Friday 11 January 2013

Amuse-Bouche: "Is that red?"

Tasty bite-sized doses of customer stupidity.

Starring: Function guests with a set menu
Scene: Gentleman has selected the steak option

Me: “Your sirloin, sir.”
Gentleman: “Oh no, um, I ordered the um, the meat.”
Me: “…your meat, sir.”
Gentleman: “Thanks!”


Starring: Young couple in late twenties
Scene: The couple are hovering at the bar, the bartender attends to them as per social norm.

Bartender:  “Hello! What would you like?”
Lady: “I would like to be able to sit down first.”
Bartender: *backs away*

Back the fuck down, random. You’re a chick in a pub, not Anna Wintour.


Starring: A gentleman paying the bill while guest is in bathroom
Scene: I have led him to the POS to complete the transaction

Me: “I’m sorry sir, we are no longer listed in the Entertainment Book and do not accept Entertainment Cards.”
Gentleman: “Oh!
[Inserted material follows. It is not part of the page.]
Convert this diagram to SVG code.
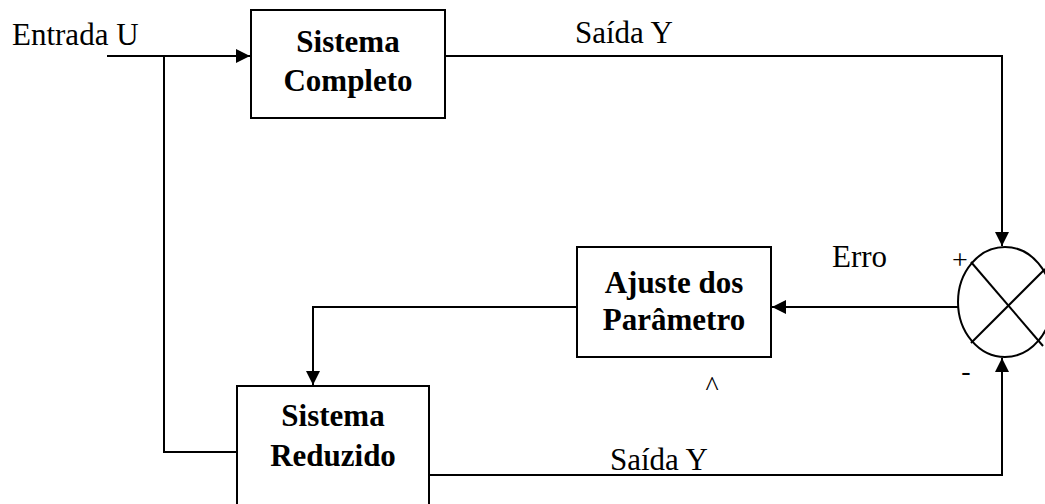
<svg xmlns="http://www.w3.org/2000/svg" width="1045" height="504" viewBox="0 0 1045 504">
<style>
.box{fill:#fff;stroke:#000;stroke-width:2}
.ln{fill:none;stroke:#000;stroke-width:2}
.t{font-family:"Liberation Serif","Times New Roman",serif;font-size:31px;fill:#000}
.s{font-family:"Liberation Serif","Times New Roman",serif;font-size:28px;fill:#000;text-anchor:middle}
.b{font-family:"Liberation Serif","Times New Roman",serif;font-size:31px;font-weight:bold;fill:#000;text-anchor:middle}
</style>
<defs>
<marker id="arr" markerUnits="userSpaceOnUse" markerWidth="15" markerHeight="14" refX="14" refY="7" orient="auto">
<path d="M0,0 L14,7 L0,14 z" fill="#000"/>
</marker>
</defs>
<g id="connectors">
<path class="ln" d="M107,56 L250,56" marker-end="url(#arr)"/>
<path class="ln" d="M164,56 L164,452 L237,452"/>
<path class="ln" d="M445,56 L1002,56 L1002,246" marker-end="url(#arr)"/>
<path class="ln" d="M429,475 L1002,475 L1002,358" marker-end="url(#arr)"/>
<path class="ln" d="M958,307 L772,307" marker-end="url(#arr)"/>
<path class="ln" d="M577,307 L313,307 L313,385" marker-end="url(#arr)"/>
</g>
<g id="input-label">
<text class="t" x="12" y="45">Entrada U</text>
</g>
<g id="sistema-completo">
<rect class="box" x="251" y="10" width="194" height="108"/>
<text class="b" x="348" y="52">Sistema</text>
<text class="b" x="348" y="91">Completo</text>
</g>
<g id="saida-y-label">
<text class="t" x="575" y="43">Saída Y</text>
</g>
<g id="ajuste">
<rect class="box" x="577" y="247" width="194" height="110"/>
<text class="b" x="674" y="293">Ajuste dos</text>
<text class="b" x="674" y="330">Parâmetro</text>
</g>
<g id="erro-label">
<text class="t" x="832" y="267">Erro</text>
</g>
<g id="somador">
<ellipse class="ln" cx="1005" cy="302" rx="47" ry="55"/>
<line class="ln" x1="971" y1="262" x2="1043" y2="346"/>
<line class="ln" x1="971" y1="343" x2="1045" y2="269"/>
<text class="s" x="960" y="269">+</text>
<text class="s" x="966" y="380">-</text>
</g>
<g id="sistema-reduzido">
<rect class="box" x="237" y="386" width="192" height="130"/>
<text class="b" x="333" y="426">Sistema</text>
<text class="b" x="333" y="466">Reduzido</text>
</g>
<g id="saida-y-hat-label">
<text class="s" x="712" y="395">^</text>
<text class="t" x="610" y="470">Saída Y</text>
</g>
</svg>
But… this is last year’s Entertainment Card. And you were listed last year.”
Me: “I’m sorry, we were not listed last year, either. Even if we were, your card is still expired.”
Gentleman: “Oh. So, no discount?”
Me: “I’m afraid not.”
Gentleman: “But… maybe you ARE listed?”
Me: “No, we aren’t.”
Gentleman: “But if you were, how much would the discount be?”
Me: “We aren’t.”
Gentleman: “I understand, but what if you ARE?”
Me: “We aren’t.”
Gentleman: “But supposing you ARE?”
Me: “We aren’t.”

This went on for some time.


Starring: A function of 10 people
Scene: I am offering new arrivals a glass of wine

Me: “Would you like a glass of red?”
Lady: “Hmm, what is it?”
Me: “A 2010 pinot noir, selected by your host.”
Lady: “Is that red?”

Lady, if you ever want to see a picture of yourself, just look up the word “idiot” on Wikipedia.


Starring: Two ladies perusing menu
Scene: After demanding to know why we serve beef “eyes” (perhaps a trans-Atlantic interpretation of eye fillet), American Lady has asked me to explain sirloin

Me: “I believe it’s from what you know as short-loin, it comes from the upper-rear of the animal-”
American: *appalled* “You don’t have to be QUITE so graphic.”

Ok. Sirloin is the one that looks like a rectangle and is made out of sunshine and rainbows and definitely didn’t involve bucket-loads of blood spilling from a bovine getting its head sawed off. Moooo.